What is expected
Output only the lines running from the line bearing "Give me the TikZ source for this diagram." through the line bearing "(0,0) rectangle (803,904);", character for character.

[begin Records for the exercise]

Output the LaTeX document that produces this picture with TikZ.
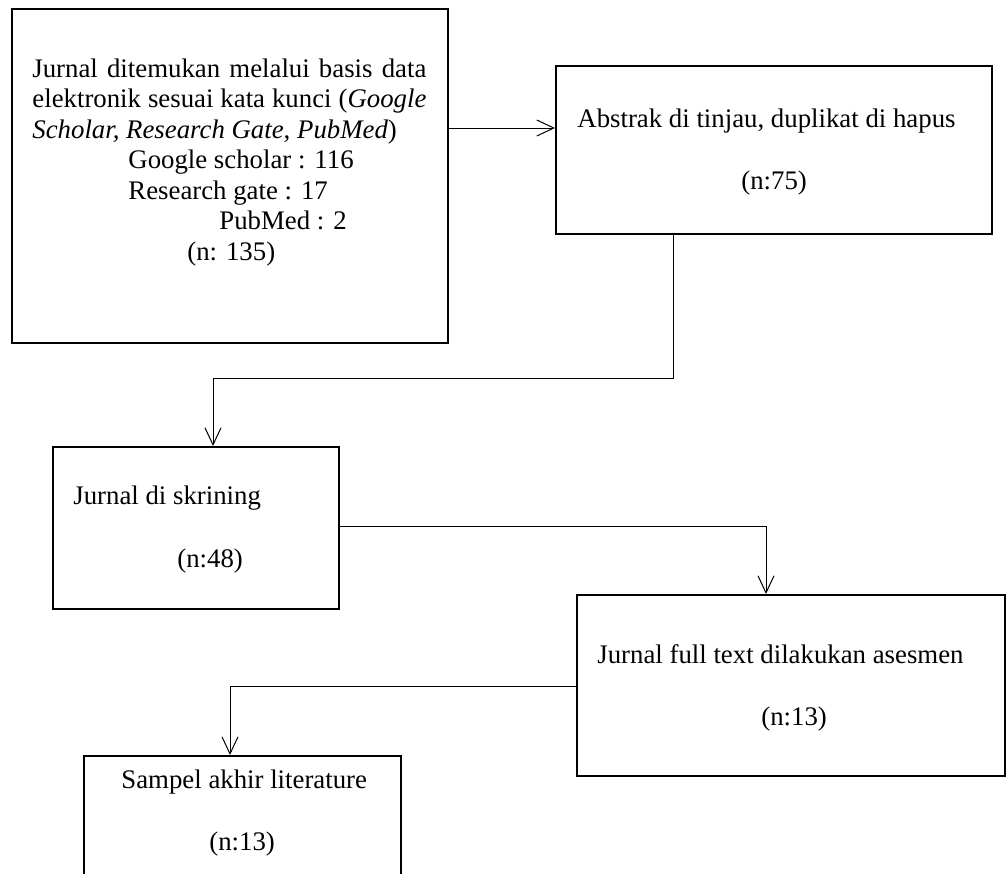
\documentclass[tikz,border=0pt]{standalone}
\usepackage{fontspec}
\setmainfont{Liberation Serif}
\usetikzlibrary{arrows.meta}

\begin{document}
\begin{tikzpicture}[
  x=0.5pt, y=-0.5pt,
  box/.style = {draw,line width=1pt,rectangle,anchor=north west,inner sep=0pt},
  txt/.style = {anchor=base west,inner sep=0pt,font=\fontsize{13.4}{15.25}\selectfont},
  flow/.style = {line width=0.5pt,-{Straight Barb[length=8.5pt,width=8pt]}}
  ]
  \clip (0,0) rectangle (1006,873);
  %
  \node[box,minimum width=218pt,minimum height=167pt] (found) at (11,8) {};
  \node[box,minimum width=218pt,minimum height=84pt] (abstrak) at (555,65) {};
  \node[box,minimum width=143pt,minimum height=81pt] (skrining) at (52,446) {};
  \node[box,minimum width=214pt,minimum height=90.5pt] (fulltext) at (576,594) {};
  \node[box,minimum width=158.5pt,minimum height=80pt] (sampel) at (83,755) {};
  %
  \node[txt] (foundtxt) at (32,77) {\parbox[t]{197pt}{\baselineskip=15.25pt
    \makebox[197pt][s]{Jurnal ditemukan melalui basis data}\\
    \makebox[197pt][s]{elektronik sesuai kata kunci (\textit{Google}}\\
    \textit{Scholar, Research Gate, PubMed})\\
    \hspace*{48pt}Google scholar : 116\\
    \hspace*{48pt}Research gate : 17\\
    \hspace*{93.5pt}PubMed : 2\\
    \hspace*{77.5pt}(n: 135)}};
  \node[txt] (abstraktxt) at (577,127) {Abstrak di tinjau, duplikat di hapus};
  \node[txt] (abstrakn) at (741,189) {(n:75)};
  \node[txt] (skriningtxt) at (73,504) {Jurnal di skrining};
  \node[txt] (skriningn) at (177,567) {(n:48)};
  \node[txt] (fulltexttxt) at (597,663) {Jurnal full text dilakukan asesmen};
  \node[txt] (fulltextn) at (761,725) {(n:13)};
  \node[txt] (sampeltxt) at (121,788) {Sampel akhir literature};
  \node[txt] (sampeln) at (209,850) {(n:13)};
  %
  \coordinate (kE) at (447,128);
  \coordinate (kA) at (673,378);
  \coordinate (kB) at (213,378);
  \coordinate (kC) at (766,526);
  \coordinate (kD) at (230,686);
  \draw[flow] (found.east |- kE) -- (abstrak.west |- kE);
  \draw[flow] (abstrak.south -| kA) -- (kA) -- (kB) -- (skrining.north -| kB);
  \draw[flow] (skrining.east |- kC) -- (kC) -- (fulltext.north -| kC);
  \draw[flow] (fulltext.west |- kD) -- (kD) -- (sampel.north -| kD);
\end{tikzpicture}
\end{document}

[end Records for the exercise]
[begin Records for the exercise]

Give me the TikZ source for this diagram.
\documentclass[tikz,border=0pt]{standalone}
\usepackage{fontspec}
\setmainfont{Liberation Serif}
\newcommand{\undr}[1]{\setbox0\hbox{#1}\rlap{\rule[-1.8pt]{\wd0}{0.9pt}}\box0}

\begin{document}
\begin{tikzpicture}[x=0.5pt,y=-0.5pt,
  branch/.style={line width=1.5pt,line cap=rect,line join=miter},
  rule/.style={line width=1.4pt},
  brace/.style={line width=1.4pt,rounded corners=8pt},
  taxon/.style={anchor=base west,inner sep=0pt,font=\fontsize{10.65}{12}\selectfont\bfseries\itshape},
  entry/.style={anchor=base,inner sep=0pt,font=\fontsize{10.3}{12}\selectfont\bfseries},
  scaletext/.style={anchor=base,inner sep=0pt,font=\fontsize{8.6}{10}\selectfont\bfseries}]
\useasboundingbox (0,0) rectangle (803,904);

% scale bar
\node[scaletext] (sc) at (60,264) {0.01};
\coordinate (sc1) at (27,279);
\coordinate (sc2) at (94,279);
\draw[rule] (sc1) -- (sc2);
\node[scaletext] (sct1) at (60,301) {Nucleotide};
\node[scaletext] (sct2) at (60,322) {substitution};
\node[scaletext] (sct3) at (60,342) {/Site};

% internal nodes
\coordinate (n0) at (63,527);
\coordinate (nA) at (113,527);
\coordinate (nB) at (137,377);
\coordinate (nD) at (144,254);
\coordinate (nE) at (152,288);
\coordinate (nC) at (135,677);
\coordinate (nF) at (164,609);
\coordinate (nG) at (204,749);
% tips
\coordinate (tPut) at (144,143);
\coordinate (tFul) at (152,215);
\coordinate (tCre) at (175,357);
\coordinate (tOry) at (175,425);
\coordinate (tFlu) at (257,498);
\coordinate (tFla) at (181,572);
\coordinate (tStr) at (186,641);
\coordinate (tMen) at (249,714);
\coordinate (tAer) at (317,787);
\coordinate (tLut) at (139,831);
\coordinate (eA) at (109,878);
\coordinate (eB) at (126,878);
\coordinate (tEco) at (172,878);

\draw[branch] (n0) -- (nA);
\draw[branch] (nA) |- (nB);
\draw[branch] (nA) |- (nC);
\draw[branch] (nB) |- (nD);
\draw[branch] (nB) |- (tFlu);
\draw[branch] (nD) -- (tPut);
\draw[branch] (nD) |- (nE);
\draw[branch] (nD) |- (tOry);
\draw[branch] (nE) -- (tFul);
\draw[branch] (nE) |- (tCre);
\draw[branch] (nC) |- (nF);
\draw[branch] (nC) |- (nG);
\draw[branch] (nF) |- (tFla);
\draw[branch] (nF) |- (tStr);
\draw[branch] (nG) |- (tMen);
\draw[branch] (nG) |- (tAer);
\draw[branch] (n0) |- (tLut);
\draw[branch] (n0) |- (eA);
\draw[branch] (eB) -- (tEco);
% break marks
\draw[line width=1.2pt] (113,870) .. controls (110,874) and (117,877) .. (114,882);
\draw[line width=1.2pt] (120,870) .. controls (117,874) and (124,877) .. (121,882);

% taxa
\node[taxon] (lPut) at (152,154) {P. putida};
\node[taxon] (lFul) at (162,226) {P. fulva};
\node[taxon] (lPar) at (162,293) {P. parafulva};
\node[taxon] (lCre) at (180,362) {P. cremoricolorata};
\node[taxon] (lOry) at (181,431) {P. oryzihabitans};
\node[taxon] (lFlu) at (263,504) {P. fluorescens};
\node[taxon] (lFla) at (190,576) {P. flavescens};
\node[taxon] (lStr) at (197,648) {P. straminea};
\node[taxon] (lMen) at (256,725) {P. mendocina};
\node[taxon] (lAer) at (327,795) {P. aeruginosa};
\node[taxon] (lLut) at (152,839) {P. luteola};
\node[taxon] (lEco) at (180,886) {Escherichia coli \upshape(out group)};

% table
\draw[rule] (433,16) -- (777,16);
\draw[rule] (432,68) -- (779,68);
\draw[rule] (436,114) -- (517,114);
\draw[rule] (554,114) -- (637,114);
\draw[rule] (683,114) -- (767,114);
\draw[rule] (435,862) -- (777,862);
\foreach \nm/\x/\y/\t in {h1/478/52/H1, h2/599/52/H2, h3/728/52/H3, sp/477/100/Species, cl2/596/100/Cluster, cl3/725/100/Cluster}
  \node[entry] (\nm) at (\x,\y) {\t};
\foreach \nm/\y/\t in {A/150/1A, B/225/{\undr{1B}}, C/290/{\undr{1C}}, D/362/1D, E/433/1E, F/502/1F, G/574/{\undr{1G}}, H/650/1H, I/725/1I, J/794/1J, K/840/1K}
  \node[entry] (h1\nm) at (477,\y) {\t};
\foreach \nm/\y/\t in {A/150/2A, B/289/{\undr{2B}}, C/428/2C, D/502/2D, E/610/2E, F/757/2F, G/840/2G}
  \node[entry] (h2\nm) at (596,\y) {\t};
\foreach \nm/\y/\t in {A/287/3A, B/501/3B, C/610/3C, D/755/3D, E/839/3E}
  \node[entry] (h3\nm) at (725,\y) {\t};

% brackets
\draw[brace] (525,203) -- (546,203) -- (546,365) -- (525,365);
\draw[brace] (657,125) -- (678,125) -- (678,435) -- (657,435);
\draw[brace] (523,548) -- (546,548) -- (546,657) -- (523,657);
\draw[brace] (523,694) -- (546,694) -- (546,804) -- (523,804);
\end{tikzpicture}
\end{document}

[end Records for the exercise]

In response
Give me the TikZ source for this diagram.
\documentclass[tikz,border=0pt]{standalone}
\usepackage{fontspec}
\setmainfont{Liberation Serif}
\newcommand{\undr}[1]{\setbox0\hbox{#1}\rlap{\rule[-1.8pt]{\wd0}{0.9pt}}\box0}

\begin{document}
\begin{tikzpicture}[x=0.5pt,y=-0.5pt,
  branch/.style={line width=1.5pt,line cap=rect,line join=miter},
  rule/.style={line width=1.4pt},
  brace/.style={line width=1.4pt,rounded corners=8pt},
  taxon/.style={anchor=base west,inner sep=0pt,font=\fontsize{10.65}{12}\selectfont\bfseries\itshape},
  entry/.style={anchor=base,inner sep=0pt,font=\fontsize{10.3}{12}\selectfont\bfseries},
  scaletext/.style={anchor=base,inner sep=0pt,font=\fontsize{8.6}{10}\selectfont\bfseries}]
\useasboundingbox (0,0) rectangle (803,904);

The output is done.